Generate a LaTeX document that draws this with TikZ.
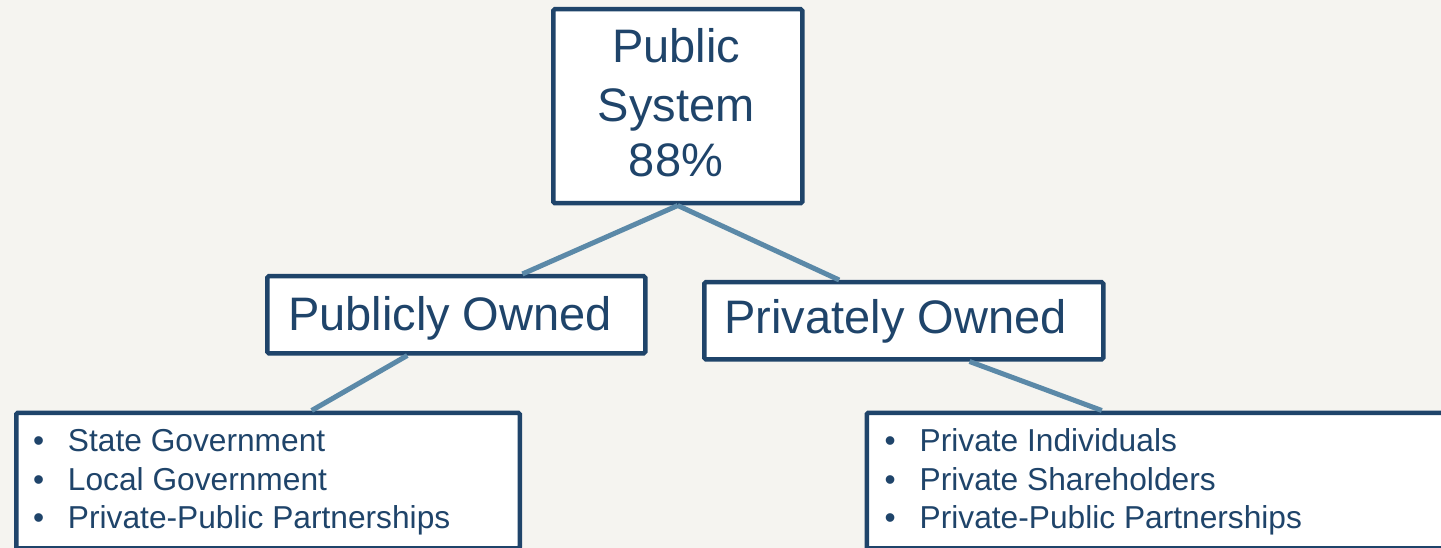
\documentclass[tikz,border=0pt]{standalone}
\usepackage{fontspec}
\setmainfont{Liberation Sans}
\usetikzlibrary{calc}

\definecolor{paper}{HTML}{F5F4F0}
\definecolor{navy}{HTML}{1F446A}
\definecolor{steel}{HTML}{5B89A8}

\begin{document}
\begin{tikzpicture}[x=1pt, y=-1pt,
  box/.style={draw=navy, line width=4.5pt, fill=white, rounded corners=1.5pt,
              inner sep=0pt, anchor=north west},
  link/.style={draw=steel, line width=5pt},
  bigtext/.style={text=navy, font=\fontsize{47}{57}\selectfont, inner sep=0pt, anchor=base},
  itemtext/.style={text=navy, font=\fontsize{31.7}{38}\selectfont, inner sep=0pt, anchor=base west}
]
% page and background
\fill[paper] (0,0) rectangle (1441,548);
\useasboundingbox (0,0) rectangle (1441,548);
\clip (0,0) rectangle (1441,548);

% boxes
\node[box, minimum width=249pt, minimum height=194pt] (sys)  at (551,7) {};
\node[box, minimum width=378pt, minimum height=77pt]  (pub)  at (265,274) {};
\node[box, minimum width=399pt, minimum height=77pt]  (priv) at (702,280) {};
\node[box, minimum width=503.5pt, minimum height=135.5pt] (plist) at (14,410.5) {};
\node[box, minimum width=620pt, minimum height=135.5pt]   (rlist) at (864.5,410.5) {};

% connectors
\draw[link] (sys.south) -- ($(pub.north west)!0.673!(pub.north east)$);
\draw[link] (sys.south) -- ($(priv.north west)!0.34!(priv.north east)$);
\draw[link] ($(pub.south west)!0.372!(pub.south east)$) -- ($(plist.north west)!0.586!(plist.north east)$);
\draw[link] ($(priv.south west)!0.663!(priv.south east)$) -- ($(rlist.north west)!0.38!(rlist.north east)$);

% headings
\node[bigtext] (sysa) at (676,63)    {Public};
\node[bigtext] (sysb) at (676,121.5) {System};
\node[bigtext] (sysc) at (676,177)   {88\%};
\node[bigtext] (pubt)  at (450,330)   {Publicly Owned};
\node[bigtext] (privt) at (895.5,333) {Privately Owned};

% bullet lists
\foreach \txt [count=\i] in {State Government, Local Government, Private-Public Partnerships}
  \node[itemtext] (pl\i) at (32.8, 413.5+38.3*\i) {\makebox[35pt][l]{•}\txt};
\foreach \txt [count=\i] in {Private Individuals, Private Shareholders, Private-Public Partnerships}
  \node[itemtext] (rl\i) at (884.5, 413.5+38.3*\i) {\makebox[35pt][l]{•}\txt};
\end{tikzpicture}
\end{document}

==============================

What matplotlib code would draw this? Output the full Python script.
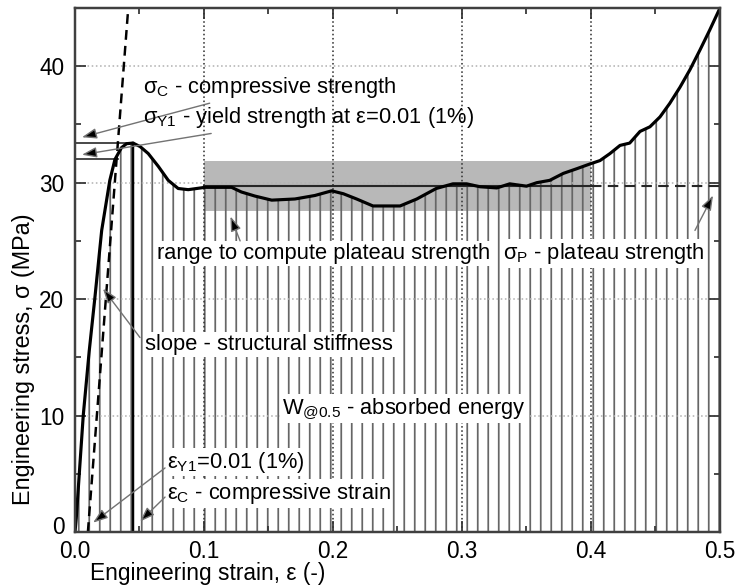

==============================

* _WHAT YOU HAVE TO DO_
Take every line from the records above that has the word "this" and copy it.

* _ANSWER BELOW_
Generate a LaTeX document that draws this with TikZ.
What matplotlib code would draw this? Output the full Python script.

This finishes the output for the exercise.